▽

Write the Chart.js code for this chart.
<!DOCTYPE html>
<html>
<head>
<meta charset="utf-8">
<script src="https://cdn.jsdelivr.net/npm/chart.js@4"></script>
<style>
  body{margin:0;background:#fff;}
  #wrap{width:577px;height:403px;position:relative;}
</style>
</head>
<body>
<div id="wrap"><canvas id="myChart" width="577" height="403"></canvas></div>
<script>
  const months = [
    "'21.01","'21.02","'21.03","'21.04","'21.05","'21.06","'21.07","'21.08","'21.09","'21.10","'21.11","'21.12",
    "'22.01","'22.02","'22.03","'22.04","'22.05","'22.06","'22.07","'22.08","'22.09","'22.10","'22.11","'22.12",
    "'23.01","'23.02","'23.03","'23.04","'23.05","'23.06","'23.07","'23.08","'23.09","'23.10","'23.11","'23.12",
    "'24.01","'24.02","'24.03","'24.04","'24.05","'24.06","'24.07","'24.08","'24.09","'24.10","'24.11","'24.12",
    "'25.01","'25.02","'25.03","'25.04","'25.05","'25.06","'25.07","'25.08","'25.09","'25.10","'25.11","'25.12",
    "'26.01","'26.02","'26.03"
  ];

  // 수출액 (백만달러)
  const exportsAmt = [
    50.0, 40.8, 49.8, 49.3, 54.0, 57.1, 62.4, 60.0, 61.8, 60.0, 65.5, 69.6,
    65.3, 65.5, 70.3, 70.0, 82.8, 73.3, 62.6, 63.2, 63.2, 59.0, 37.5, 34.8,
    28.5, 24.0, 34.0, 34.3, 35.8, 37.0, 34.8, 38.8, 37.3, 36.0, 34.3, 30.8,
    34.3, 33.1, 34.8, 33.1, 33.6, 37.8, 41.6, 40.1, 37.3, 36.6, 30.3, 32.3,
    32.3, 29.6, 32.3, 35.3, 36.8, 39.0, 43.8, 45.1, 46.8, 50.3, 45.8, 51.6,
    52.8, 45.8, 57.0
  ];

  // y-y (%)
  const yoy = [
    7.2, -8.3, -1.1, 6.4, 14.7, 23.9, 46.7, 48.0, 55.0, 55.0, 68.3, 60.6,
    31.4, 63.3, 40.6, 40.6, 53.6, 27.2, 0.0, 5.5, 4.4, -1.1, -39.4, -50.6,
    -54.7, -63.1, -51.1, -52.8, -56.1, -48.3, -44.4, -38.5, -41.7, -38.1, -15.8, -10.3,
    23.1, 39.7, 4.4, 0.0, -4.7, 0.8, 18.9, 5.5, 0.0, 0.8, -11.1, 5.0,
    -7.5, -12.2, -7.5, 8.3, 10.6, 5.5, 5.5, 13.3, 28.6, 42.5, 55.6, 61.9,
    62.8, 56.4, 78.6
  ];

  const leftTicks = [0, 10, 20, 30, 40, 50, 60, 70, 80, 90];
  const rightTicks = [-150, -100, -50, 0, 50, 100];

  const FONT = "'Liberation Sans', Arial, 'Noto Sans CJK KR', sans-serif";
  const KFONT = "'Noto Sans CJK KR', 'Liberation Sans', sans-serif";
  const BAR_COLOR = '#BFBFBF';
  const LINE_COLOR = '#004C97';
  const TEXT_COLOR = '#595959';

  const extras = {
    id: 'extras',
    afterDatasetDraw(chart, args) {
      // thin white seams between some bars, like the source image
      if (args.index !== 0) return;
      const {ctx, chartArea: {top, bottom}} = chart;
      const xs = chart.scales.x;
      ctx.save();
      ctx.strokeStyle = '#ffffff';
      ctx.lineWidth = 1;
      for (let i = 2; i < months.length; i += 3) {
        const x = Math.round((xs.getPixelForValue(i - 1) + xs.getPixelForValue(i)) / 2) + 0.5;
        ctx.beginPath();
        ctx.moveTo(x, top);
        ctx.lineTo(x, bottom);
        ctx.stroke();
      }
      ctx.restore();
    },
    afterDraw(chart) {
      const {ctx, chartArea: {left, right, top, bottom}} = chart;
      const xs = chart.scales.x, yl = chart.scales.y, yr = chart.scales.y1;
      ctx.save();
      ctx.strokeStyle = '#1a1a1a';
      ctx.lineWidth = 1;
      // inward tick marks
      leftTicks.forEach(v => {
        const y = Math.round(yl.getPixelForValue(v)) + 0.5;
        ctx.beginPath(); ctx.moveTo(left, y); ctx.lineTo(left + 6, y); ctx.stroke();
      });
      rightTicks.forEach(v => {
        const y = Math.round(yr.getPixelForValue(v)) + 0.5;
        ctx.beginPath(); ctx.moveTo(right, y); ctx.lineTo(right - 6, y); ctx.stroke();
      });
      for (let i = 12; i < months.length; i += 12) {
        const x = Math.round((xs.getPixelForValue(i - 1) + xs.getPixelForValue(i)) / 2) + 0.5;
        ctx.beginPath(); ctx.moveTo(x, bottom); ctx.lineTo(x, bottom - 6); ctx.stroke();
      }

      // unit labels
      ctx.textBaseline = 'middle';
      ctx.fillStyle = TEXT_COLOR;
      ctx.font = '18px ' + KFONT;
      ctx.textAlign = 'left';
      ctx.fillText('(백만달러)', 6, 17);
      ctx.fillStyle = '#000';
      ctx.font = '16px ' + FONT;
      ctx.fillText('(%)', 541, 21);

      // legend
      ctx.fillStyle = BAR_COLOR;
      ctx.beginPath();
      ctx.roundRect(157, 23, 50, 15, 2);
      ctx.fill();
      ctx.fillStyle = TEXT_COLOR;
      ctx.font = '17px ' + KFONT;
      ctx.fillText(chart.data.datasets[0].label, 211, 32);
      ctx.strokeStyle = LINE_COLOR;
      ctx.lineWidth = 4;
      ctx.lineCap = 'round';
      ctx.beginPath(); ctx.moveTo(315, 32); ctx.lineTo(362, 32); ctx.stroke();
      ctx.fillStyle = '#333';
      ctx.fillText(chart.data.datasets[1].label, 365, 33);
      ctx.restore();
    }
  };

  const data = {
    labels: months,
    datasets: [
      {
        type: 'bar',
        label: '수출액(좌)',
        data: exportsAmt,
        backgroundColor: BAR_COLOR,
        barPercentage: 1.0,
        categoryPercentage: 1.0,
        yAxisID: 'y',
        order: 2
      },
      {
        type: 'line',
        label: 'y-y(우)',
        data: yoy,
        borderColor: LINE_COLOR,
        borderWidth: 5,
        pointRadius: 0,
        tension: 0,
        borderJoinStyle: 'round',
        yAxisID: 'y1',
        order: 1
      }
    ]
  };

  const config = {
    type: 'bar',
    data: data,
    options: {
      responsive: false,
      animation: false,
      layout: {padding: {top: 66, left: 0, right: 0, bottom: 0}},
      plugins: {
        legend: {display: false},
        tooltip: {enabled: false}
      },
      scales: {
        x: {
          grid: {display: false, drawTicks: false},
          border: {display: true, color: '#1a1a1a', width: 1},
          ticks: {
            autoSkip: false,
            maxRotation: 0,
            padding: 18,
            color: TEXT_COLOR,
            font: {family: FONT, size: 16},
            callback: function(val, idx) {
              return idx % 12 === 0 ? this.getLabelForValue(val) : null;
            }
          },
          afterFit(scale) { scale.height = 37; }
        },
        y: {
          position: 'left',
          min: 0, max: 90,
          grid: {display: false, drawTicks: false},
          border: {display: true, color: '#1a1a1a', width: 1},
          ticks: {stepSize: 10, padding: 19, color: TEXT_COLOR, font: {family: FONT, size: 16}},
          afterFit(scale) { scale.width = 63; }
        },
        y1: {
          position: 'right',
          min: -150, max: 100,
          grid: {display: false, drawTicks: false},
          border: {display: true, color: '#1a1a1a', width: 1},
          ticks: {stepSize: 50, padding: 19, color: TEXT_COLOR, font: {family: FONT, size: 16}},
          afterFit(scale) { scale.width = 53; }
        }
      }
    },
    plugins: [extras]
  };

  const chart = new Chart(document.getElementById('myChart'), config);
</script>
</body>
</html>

△
▽

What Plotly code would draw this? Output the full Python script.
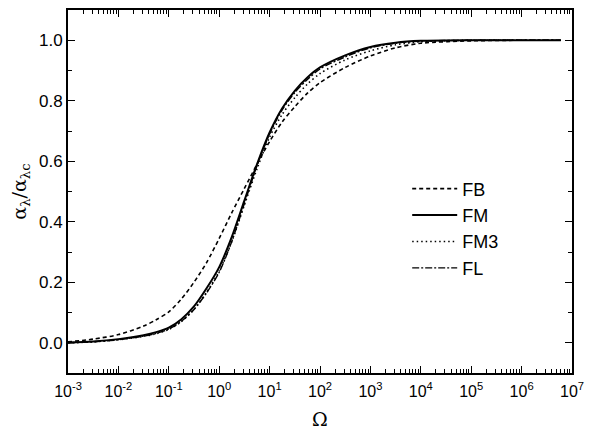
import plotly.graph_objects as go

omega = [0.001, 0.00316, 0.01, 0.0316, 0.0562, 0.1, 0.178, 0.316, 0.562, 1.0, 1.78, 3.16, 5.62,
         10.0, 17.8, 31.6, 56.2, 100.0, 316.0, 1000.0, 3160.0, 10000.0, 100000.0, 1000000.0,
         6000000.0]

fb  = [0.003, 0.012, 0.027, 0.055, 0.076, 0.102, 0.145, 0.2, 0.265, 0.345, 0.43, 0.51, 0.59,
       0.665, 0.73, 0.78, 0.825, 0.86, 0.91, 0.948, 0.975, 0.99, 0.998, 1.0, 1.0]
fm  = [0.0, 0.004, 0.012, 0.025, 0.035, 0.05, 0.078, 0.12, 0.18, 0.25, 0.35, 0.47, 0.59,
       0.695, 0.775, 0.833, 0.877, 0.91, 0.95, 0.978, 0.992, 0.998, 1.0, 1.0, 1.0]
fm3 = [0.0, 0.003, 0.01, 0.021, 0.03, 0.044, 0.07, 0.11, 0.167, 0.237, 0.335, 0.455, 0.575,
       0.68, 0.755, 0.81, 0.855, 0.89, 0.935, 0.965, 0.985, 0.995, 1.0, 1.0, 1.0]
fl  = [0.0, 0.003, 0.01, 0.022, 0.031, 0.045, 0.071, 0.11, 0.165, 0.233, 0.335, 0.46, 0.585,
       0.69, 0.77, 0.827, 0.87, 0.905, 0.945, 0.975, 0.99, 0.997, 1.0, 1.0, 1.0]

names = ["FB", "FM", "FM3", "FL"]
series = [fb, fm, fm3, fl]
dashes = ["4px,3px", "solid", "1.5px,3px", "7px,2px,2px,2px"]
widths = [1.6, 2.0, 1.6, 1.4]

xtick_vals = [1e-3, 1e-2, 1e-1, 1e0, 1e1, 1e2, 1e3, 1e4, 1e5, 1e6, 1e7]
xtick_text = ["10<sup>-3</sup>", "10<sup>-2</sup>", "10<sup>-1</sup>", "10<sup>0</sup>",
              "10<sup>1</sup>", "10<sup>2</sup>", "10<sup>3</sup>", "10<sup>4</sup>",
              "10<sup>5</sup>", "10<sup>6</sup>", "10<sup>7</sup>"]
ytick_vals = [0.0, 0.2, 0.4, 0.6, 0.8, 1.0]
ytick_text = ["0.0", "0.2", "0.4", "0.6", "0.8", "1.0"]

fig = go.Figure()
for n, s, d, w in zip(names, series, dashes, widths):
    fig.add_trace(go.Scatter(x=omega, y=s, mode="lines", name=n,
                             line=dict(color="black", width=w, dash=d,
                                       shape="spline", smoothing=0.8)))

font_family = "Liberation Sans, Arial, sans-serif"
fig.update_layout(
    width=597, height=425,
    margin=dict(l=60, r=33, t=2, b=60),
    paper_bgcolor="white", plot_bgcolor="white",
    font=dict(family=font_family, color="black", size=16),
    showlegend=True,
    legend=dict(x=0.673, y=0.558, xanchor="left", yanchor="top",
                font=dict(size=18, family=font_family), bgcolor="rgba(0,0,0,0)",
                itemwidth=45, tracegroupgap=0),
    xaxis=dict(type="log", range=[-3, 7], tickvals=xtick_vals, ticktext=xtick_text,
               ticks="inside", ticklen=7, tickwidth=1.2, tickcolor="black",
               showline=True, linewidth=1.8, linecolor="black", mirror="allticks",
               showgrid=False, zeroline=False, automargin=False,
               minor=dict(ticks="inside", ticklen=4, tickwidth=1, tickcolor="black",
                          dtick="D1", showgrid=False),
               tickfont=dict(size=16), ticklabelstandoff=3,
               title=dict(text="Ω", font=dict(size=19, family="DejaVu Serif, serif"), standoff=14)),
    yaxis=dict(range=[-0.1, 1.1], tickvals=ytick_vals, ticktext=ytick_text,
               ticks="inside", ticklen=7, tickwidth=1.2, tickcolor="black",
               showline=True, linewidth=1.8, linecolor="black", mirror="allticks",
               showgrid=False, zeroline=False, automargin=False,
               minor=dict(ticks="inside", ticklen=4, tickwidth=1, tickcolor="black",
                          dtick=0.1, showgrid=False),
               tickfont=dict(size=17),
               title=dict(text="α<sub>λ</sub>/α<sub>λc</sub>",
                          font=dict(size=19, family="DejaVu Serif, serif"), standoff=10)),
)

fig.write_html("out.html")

△

◆ **Exercise**
The first line to copy holds "What Plotly code", and the last holds "import plotly.graph_objects as go". Copy them and the lines between exactly, leaving out pictures.

◆ **Output of the exercise**
What Plotly code would draw this? Output the full Python script.
import plotly.graph_objects as go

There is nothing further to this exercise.